Kalipado Sheet, 67, a farmer from Nutangarh village in Jharkhand’s East Singhbhum district, is comfortable these days.
At a time when crops have failed due to poor rainfall, he has at least 600 kg of surplus rice at home.
“I will not sell it this year,” he said, packing his bags to leave for Mumbai to join his son, who works for a small company.
Farmers from Nutangarh, 180 km south-east of Ranchi, and adjoining villages have migrated to bigger towns and cities for livelihood as the rains failed.
A 23 per cent deficiency in monsoon rain — the worst since 1972 — is expected to keep the output of rice grown in the June-September period at 69 million tonnes, down 18 per cent from 84 million tonnes.
The government claims it has enough rice in buffer stock to tide over the shortage but that hasn’t helped curb speculation and hoarding. “Prices may well have peaked because there is bound to be speculative urge, considering the shortage and drought,” said Abhijit Sen, member (agriculture), Planning Commission.
Manifestations of problem
At around 30 km north-east of Nutangarh, at Chakulia, a place known for rice mills, soap mills and an abandoned air strip used during World War II, Ganesh Prasad Rungta is idling at his rice mill. “Business is bad this year,” he said, pointing towards his mill, which has not processed paddy for a month.
Farmers in the rice belt stretching from Chakulia-Baharagora in Jharkhand, 225 km south-east of Ranchi, to Jhargram, around 180 km south of Kolkata, in West Bengal, are not releasing their surplus paddy to mills. Thus, the supply chain has been affected. The reasons for this are the delayed monsoon or the prolonged trouble in neighbouring Naxal stronghold Lalgarh, 160 km west of Kolkata.
There are 35 small and medium rice mills in Chakulia while Jhargram has around 60 medium and large mills. Each of these mills processes 10-50 quintals (one quintal = 100 kg) of paddy everyday. They are the main suppliers of rice to the Jharkhand, Orissa and West Bengal markets.
The crop grown abundantly in the belt is identified as swarna rice, consumed locally.

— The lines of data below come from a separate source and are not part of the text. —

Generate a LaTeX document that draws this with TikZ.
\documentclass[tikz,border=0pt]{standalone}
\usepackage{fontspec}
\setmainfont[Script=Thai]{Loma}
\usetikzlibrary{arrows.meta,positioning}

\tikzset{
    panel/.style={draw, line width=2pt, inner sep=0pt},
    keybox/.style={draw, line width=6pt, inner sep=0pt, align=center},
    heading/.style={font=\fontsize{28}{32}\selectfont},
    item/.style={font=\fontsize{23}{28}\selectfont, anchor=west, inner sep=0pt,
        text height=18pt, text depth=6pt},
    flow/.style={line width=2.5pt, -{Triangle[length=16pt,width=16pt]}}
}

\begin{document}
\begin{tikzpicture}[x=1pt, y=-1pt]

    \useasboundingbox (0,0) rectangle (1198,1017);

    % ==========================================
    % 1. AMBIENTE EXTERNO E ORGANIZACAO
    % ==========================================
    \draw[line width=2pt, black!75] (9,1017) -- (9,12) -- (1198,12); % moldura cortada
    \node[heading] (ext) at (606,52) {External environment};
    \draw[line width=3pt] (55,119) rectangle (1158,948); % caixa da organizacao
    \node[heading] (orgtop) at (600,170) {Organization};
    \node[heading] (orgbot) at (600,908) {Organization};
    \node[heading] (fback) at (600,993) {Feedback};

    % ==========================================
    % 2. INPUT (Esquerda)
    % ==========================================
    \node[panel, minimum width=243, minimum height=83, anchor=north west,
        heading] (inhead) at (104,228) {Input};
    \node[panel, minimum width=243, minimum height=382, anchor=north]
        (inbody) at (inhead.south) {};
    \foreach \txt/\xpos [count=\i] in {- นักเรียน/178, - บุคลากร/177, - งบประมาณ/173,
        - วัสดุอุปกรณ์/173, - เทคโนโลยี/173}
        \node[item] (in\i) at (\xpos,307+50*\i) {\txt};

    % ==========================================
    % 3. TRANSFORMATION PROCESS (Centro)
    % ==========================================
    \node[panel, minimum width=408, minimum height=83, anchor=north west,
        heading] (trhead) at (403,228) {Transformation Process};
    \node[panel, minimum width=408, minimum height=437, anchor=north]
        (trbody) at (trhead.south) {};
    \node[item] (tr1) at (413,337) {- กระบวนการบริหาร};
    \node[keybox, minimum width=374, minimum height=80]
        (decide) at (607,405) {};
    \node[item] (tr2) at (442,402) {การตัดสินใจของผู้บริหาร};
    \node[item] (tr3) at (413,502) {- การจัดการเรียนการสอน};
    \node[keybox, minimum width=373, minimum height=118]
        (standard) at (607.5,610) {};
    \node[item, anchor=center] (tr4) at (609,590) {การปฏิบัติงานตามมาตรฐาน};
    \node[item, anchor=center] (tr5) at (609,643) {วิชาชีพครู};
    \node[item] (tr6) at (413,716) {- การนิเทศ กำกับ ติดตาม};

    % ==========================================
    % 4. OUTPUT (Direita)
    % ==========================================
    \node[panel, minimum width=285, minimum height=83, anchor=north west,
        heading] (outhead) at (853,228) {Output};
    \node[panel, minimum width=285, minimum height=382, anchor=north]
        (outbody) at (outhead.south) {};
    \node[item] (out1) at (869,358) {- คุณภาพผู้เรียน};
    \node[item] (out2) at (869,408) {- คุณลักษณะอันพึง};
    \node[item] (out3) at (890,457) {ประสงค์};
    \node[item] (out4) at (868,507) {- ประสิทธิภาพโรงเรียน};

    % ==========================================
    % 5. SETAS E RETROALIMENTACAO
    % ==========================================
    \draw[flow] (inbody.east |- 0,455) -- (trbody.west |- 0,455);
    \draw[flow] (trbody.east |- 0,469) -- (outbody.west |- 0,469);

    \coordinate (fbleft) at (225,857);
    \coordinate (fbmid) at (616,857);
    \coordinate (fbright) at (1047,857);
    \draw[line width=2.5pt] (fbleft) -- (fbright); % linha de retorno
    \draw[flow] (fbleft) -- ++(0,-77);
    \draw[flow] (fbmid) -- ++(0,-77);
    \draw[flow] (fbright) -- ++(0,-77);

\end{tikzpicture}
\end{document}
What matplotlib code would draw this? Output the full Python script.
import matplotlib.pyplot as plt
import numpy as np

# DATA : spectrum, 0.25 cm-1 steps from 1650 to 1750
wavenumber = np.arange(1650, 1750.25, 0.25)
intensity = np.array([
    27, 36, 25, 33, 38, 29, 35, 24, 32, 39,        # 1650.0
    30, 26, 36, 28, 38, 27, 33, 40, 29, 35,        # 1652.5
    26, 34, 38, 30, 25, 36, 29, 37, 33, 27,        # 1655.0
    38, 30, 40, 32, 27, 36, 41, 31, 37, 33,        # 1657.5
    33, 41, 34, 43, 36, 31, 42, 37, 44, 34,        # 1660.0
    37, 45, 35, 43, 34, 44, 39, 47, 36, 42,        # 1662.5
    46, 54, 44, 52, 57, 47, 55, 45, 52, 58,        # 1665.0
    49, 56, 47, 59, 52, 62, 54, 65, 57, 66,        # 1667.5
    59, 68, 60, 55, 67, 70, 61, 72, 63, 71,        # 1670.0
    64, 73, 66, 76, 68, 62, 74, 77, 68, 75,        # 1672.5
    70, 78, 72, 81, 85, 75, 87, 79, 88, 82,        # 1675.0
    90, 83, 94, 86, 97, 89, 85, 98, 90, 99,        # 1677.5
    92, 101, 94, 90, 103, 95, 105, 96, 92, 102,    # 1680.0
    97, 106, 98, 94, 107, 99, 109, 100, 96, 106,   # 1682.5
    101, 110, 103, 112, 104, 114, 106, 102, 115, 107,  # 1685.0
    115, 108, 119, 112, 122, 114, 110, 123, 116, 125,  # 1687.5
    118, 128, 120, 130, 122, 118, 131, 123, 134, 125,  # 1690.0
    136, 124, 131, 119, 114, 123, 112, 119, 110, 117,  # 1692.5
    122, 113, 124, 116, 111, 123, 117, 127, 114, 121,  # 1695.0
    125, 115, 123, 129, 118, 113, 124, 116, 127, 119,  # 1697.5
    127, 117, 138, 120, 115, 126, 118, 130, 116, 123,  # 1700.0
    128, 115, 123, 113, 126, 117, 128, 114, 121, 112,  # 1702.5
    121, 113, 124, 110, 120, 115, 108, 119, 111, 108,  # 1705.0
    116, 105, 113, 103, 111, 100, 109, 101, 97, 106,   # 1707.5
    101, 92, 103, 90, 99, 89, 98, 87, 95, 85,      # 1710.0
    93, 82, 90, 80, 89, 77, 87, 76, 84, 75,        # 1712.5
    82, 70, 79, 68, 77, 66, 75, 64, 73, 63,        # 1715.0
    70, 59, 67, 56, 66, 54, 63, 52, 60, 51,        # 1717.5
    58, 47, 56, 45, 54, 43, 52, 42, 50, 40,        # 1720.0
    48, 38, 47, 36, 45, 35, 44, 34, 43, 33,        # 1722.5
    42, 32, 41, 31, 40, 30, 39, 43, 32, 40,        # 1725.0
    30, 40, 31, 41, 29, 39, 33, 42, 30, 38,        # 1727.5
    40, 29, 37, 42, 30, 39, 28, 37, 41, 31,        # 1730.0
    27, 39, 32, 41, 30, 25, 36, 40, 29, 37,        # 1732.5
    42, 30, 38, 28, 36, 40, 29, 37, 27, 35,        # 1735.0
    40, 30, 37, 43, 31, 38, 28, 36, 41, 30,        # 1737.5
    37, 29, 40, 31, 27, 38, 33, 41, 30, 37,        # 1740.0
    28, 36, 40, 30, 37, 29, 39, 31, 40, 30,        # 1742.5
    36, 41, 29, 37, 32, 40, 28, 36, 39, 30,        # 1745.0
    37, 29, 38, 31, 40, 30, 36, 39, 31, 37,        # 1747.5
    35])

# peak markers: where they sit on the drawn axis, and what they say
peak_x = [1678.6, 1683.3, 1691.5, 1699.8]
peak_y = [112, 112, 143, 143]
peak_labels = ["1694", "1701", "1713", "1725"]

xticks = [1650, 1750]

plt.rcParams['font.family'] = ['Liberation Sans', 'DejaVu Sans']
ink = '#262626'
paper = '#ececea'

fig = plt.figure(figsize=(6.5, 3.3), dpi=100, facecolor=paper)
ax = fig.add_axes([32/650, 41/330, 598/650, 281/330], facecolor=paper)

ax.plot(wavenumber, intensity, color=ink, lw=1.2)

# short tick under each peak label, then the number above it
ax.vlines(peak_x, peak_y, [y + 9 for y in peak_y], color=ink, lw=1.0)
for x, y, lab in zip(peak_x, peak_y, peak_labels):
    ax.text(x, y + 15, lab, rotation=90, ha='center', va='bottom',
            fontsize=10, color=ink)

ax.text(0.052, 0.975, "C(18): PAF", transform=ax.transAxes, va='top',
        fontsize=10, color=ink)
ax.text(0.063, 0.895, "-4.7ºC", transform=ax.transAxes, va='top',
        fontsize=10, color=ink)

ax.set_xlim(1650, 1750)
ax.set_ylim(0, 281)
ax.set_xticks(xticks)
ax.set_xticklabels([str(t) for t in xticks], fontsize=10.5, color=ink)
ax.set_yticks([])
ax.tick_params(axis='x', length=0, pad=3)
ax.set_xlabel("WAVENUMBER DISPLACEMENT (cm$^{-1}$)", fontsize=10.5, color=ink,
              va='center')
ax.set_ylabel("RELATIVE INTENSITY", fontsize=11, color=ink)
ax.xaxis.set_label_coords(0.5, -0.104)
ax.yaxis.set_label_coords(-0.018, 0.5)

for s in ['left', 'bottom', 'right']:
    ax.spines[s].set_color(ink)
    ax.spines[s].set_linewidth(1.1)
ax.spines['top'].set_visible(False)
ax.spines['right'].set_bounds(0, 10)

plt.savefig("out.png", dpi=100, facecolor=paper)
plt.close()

It is priced at Rs 15-16 a kg in the local market.
The price was Rs 2 less last year.
“Farmers are not releasing their stocks. Hence, the supply of rice to the market has gone down,” said Rungta. He said that in May, before the monsoon set in, 100 kg of paddy cost the mill owners Rs 750, and this rose to Rs 925 per quintal by June.
“Farmers and rice traders are stocking paddy in their godowns,” another mill owner said, adding that late rain had helped the supply network, bringing prices down.
However, in late September, 100 kg of rice was available for Rs 850, down by Rs 75 within three months.
A losing proposition
A five-bigha (one bigha = 14,400 square feet) fertile paddy field and a couple of tanks to cultivate fish in Mallickpur village of Hooghly district, about 60 km north of Kolkata, should have been enough for Kalipada Patra, 50, to sustain a family of four.
“It is difficult to meet the basic needs of my family,” said Patra, adding “the return from paddy cultivation has gone down”.
“Our input costs have risen fast. Without the supporting income from pisciculture, it would have really been difficult,” he adds.
Prices of most inputs have gone up. And the cost of water has gone up by as much as 33 per cent.
A few kilometres down the dusty and winding road at Shimagachi village of Dadpur block, we meet Charan Murmu and Basudev Bauldas lazing on a roadside culvert. Both 35-year-old Murmu and 70-year-old Bauldas are landless agricultural labourers.
“Due to the dry months there was little work, denying us of our daily wage of Rs 50 and 2.5 kg of rice a day,” Murmu said. This monsoon both had to survive on rice they had been saving.
They eat rice and salt, or some local saag (spinach), as potato, the staple, costs Rs 20 a kg, more than double the normal price.
“The dry monsoon will hit production but we aren’t able to predict the extent at this moment,” said Naren Dey, agriculture minister, West Bengal, who is also an MLA from Hooghly district.
But in all this, local political parties read signs that agriculture is becoming less remunerative.
“All the input prices — those of water, power, tiller, labour, and fertilisers — are rising. Groundwater is depleting due to indiscriminate use of mini tubewells. It is difficult to predict the future of agriculture even in fertile stretches,” said Sajal Adhikari, 48, state committee member of Communist Party of India (Marxist-Leninist).
The party Adhikari belongs to is more radical in its socio-economic programme than the Communist Party of India (Marxist).
Adhikari has about 2 bighas of family land, which he finds is unable to sustain him. Sharecroppers till his land while he teaches history in a local school and doesn’t even know the input costs.
Adhikari fights for farmer rights, but cannot afford to be a farmer himself. It is no longer an irony in West Bengal.